### [GIVEN MATERIAL]
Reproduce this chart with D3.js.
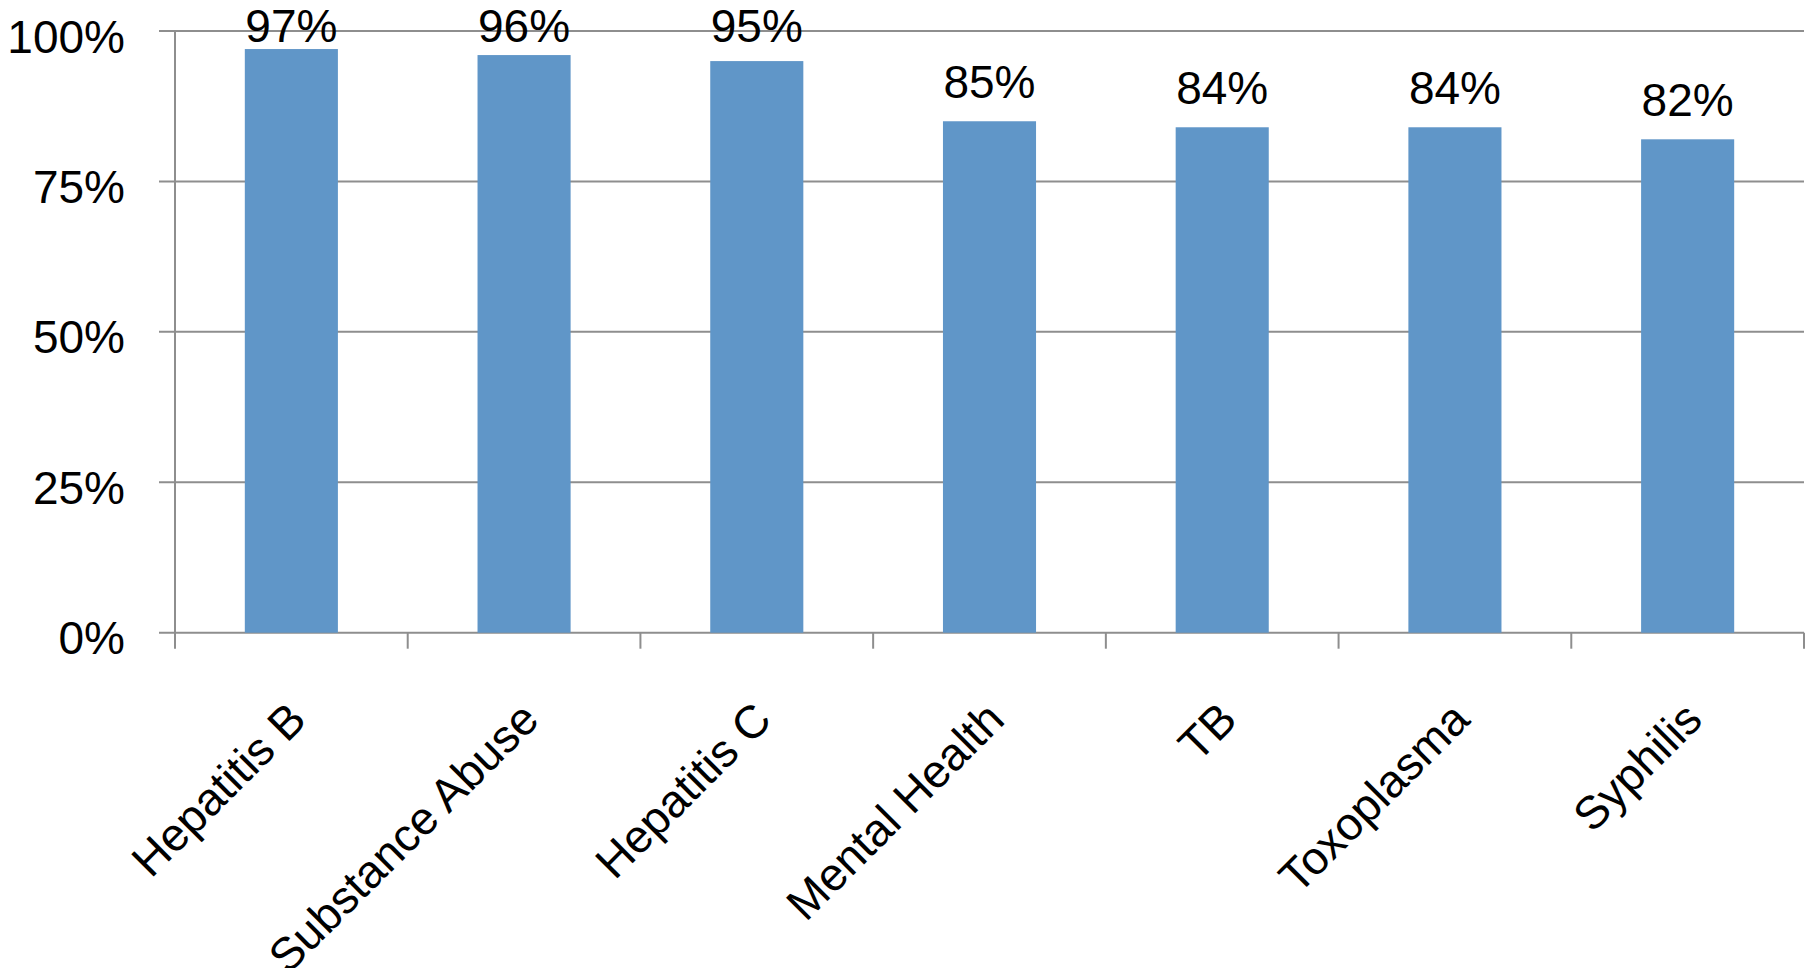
<!DOCTYPE html>
<html>
<head>
<meta charset="utf-8">
<script src="https://cdn.jsdelivr.net/npm/d3@7"></script>
<style>
  html, body { margin: 0; padding: 0; background: #fff; }
  svg { display: block; }
  text { font-family: "Liberation Sans", Arial, sans-serif; fill: #000; }
</style>
</head>
<body>
<svg id="chart" width="1815" height="968"></svg>
<script>
const categories = ["Hepatitis B", "Substance Abuse", "Hepatitis C", "Mental Health", "TB", "Toxoplasma", "Syphilis"];
const values = [97, 96, 95, 85, 84, 84, 82];
const yTicks = [0, 25, 50, 75, 100];

const plotLeft = 175, plotRight = 1804, plotTop = 31, plotBottom = 632.7;

const svg = d3.select("#chart");

const x = d3.scaleBand().domain(categories).range([plotLeft, plotRight]).paddingInner(0).paddingOuter(0);
const y = d3.scaleLinear().domain([0, 100]).range([plotBottom, plotTop]);

const gridColor = "#8e8e8e";

// horizontal gridlines (extend left as tick marks)
svg.append("g").selectAll("line").data(yTicks).join("line")
  .attr("x1", plotLeft - 16).attr("x2", plotRight)
  .attr("y1", d => y(d)).attr("y2", d => y(d))
  .attr("stroke", gridColor).attr("stroke-width", 2);

// y axis line
svg.append("line")
  .attr("x1", plotLeft).attr("x2", plotLeft)
  .attr("y1", y(100)).attr("y2", plotBottom + 16)
  .attr("stroke", gridColor).attr("stroke-width", 2);

// category tick marks
const bounds = categories.map(c => x(c) + x.bandwidth());
svg.append("g").selectAll("line").data(bounds).join("line")
  .attr("x1", d => d).attr("x2", d => d)
  .attr("y1", plotBottom).attr("y2", plotBottom + 16)
  .attr("stroke", gridColor).attr("stroke-width", 2);

// y tick labels
svg.append("g").selectAll("text").data(yTicks).join("text")
  .attr("x", 125)
  .attr("y", d => y(d) + 21.5)
  .attr("text-anchor", "end")
  .attr("font-size", 46)
  .text(d => d + "%");

// bars
const barW = x.bandwidth() * 0.4;
svg.append("g").selectAll("rect").data(values).join("rect")
  .attr("x", (d, i) => x(categories[i]) + (x.bandwidth() - barW) / 2)
  .attr("y", d => y(d))
  .attr("width", barW)
  .attr("height", d => plotBottom - y(d))
  .attr("fill", "#6096c8");

// value labels
svg.append("g").selectAll("text").data(values).join("text")
  .attr("x", (d, i) => x(categories[i]) + x.bandwidth() / 2)
  .attr("y", d => Math.max(y(d) - 23, 42))
  .attr("text-anchor", "middle")
  .attr("font-size", 46)
  .text(d => d + "%");

// category labels rotated
svg.append("g").selectAll("text").data(categories).join("text")
  .attr("transform", c => `translate(${x(c) + x.bandwidth() / 2 + 17},722) rotate(-45)`)
  .attr("text-anchor", "end")
  .attr("font-size", 46)
  .text(c => c);
</script>
</body>
</html>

### [REQUIREMENTS]
Retype the whole listing exactly and leave the pictures out.

### [SOLVED PROBLEM]
Reproduce this chart with D3.js.
<!DOCTYPE html>
<html>
<head>
<meta charset="utf-8">
<script src="https://cdn.jsdelivr.net/npm/d3@7"></script>
<style>
  html, body { margin: 0; padding: 0; background: #fff; }
  svg { display: block; }
  text { font-family: "Liberation Sans", Arial, sans-serif; fill: #000; }
</style>
</head>
<body>
<svg id="chart" width="1815" height="968"></svg>
<script>
const categories = ["Hepatitis B", "Substance Abuse", "Hepatitis C", "Mental Health", "TB", "Toxoplasma", "Syphilis"];
const values = [97, 96, 95, 85, 84, 84, 82];
const yTicks = [0, 25, 50, 75, 100];

const plotLeft = 175, plotRight = 1804, plotTop = 31, plotBottom = 632.7;

const svg = d3.select("#chart");

const x = d3.scaleBand().domain(categories).range([plotLeft, plotRight]).paddingInner(0).paddingOuter(0);
const y = d3.scaleLinear().domain([0, 100]).range([plotBottom, plotTop]);

const gridColor = "#8e8e8e";

// horizontal gridlines (extend left as tick marks)
svg.append("g").selectAll("line").data(yTicks).join("line")
  .attr("x1", plotLeft - 16).attr("x2", plotRight)
  .attr("y1", d => y(d)).attr("y2", d => y(d))
  .attr("stroke", gridColor).attr("stroke-width", 2);

// y axis line
svg.append("line")
  .attr("x1", plotLeft).attr("x2", plotLeft)
  .attr("y1", y(100)).attr("y2", plotBottom + 16)
  .attr("stroke", gridColor).attr("stroke-width", 2);

// category tick marks
const bounds = categories.map(c => x(c) + x.bandwidth());
svg.append("g").selectAll("line").data(bounds).join("line")
  .attr("x1", d => d).attr("x2", d => d)
  .attr("y1", plotBottom).attr("y2", plotBottom + 16)
  .attr("stroke", gridColor).attr("stroke-width", 2);

// y tick labels
svg.append("g").selectAll("text").data(yTicks).join("text")
  .attr("x", 125)
  .attr("y", d => y(d) + 21.5)
  .attr("text-anchor", "end")
  .attr("font-size", 46)
  .text(d => d + "%");

// bars
const barW = x.bandwidth() * 0.4;
svg.append("g").selectAll("rect").data(values).join("rect")
  .attr("x", (d, i) => x(categories[i]) + (x.bandwidth() - barW) / 2)
  .attr("y", d => y(d))
  .attr("width", barW)
  .attr("height", d => plotBottom - y(d))
  .attr("fill", "#6096c8");

// value labels
svg.append("g").selectAll("text").data(values).join("text")
  .attr("x", (d, i) => x(categories[i]) + x.bandwidth() / 2)
  .attr("y", d => Math.max(y(d) - 23, 42))
  .attr("text-anchor", "middle")
  .attr("font-size", 46)
  .text(d => d + "%");

// category labels rotated
svg.append("g").selectAll("text").data(categories).join("text")
  .attr("transform", c => `translate(${x(c) + x.bandwidth() / 2 + 17},722) rotate(-45)`)
  .attr("text-anchor", "end")
  .attr("font-size", 46)
  .text(c => c);
</script>
</body>
</html>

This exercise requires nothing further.